Pair your walk with other calming habits that support stress relief
This is also a good place to pair your walk with one other calming habit. Keep it modest. Put your phone on the charger for an hour. Tidy one small surface. Make chamomile tea. Lower the lights earlier. Open a window while you make dinner.
You don’t need a long evening routine. You need a softer landing. If you want a few more simple daily routines for stress reduction, add one beside the walk and let that be enough for now.
FAQ
A few common questions come up when this habit is new.
Is 20 minutes really enough?
Yes. That window is where researchers saw the strongest cortisol drop for the time spent.
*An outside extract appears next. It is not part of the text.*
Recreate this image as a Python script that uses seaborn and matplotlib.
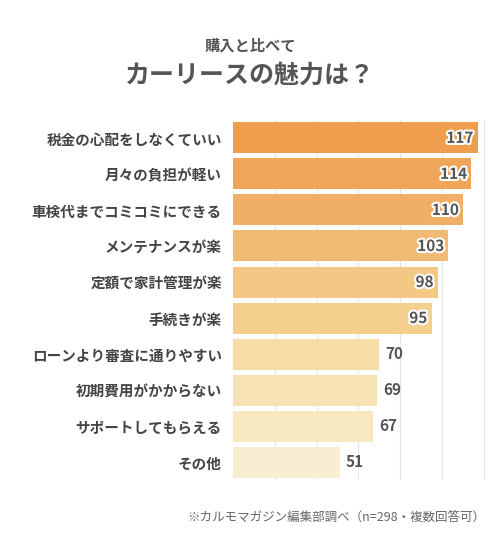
import matplotlib
matplotlib.use("Agg")
import matplotlib.pyplot as plt
import matplotlib.patheffects as pe
import seaborn as sns
import pandas as pd
import numpy as np

reasons = ['税金の心配をしなくていい', '月々の負担が軽い', '車検代までコミコミにできる',
           'メンテナンスが楽', '定額で家計管理が楽', '手続きが楽',
           'ローンより審査に通りやすい', '初期費用がかからない', 'サポートしてもらえる', 'その他']
counts = [117, 114, 110, 103, 98, 95, 70, 69, 67, 51]
colors = ['#EE9E4C', '#EFA65A', '#F0AF66', '#F1BA74', '#F3C784', '#F4D08F',
          '#F6DDA5', '#F7E3B2', '#F8E8BF', '#F9EDD2']

sns.set_theme(style="white")
plt.rcParams['font.family'] = ['Noto Sans CJK JP', 'DejaVu Sans']

df = pd.DataFrame({'reason': reasons, 'count': counts})

fig = plt.figure(figsize=(5, 5.5), dpi=100)
ax = fig.add_axes([0.466, 0.127, 0.51, 0.655])
sns.barplot(data=df, y='reason', x='count', hue='reason', palette=colors,
            legend=False, ax=ax, width=0.86, saturation=1)
for p in ax.patches:
    p.set_edgecolor('none')

ax.set_xlim(0, 122)
ax.set_xticks(np.arange(20, 121, 20))
ax.xaxis.grid(True, color='#E6E6E6', linewidth=0.8)
ax.set_axisbelow(True)
ax.tick_params(axis='x', labelbottom=False, length=0)
ax.tick_params(axis='y', length=0, pad=8, labelsize=10.5, labelcolor='#444444')
for lab in ax.get_yticklabels():
    lab.set_fontweight('bold')
ax.set_xlabel('')
ax.set_ylabel('')
for s in ax.spines.values():
    s.set_visible(False)

for i, v in enumerate(counts):
    if v >= 90:
        ax.text(v - 2, i, str(v), ha='right', va='center', fontsize=11, fontweight='bold',
                color='#555555', path_effects=[pe.withStroke(linewidth=3, foreground='white')])
    else:
        ax.text(v + 3, i, str(v), ha='left', va='center', fontsize=11, fontweight='bold',
                color='#555555')

fig.text(0.5, 0.918, '購入と比べて', ha='center', va='center', fontsize=11,
         fontweight='bold', color='#555555')
fig.text(0.5, 0.862, 'カーリースの魅力は？', ha='center', va='center', fontsize=18,
         fontweight='bold', color='#555555')
fig.text(0.97, 0.06, '※カルモマガジン編集部調べ（n=298・複数回答可）', ha='right', va='center',
         fontsize=9, color='#666666')

fig.savefig('out.png', dpi=100, facecolor='white')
You may still feel better with 10 minutes, but 20 minutes is a solid goal when you want noticeable stress relief.
How often should I do nature walks?
Several short walks each week is a good place to start. A useful guide is about two hours total across the week. That can look like six 20-minute walks, or any pattern that fits your life.
Do I need to walk fast?
No. For stress relief, slower is often better. You want a pace that lets your breathing settle and your attention open up. Save speed goals for workout days, not for your reset walk.
What if I only have 5 or 10 minutes?
Take them. Five minutes can interrupt tension. Ten minutes can lift mood. Short walks are not pointless, they are often how people build the habit that later becomes 20 minutes without much effort.
Can I bring my phone or listen to something?
You can, but less input usually works better. If music helps you settle, keep it soft. If your phone comes with you, leave it in your pocket unless you need it for safety, maps, or timing.
A small walk can change the day

When life feels loud, 20 minutes outside can change the temperature of the day. Not because it fixes everything, but because it gives your body a real chance to downshift.
Start with the nearest patch of green, even if it’s small. One slow walk this week is enough to begin, and sometimes that is exactly how peace comes back.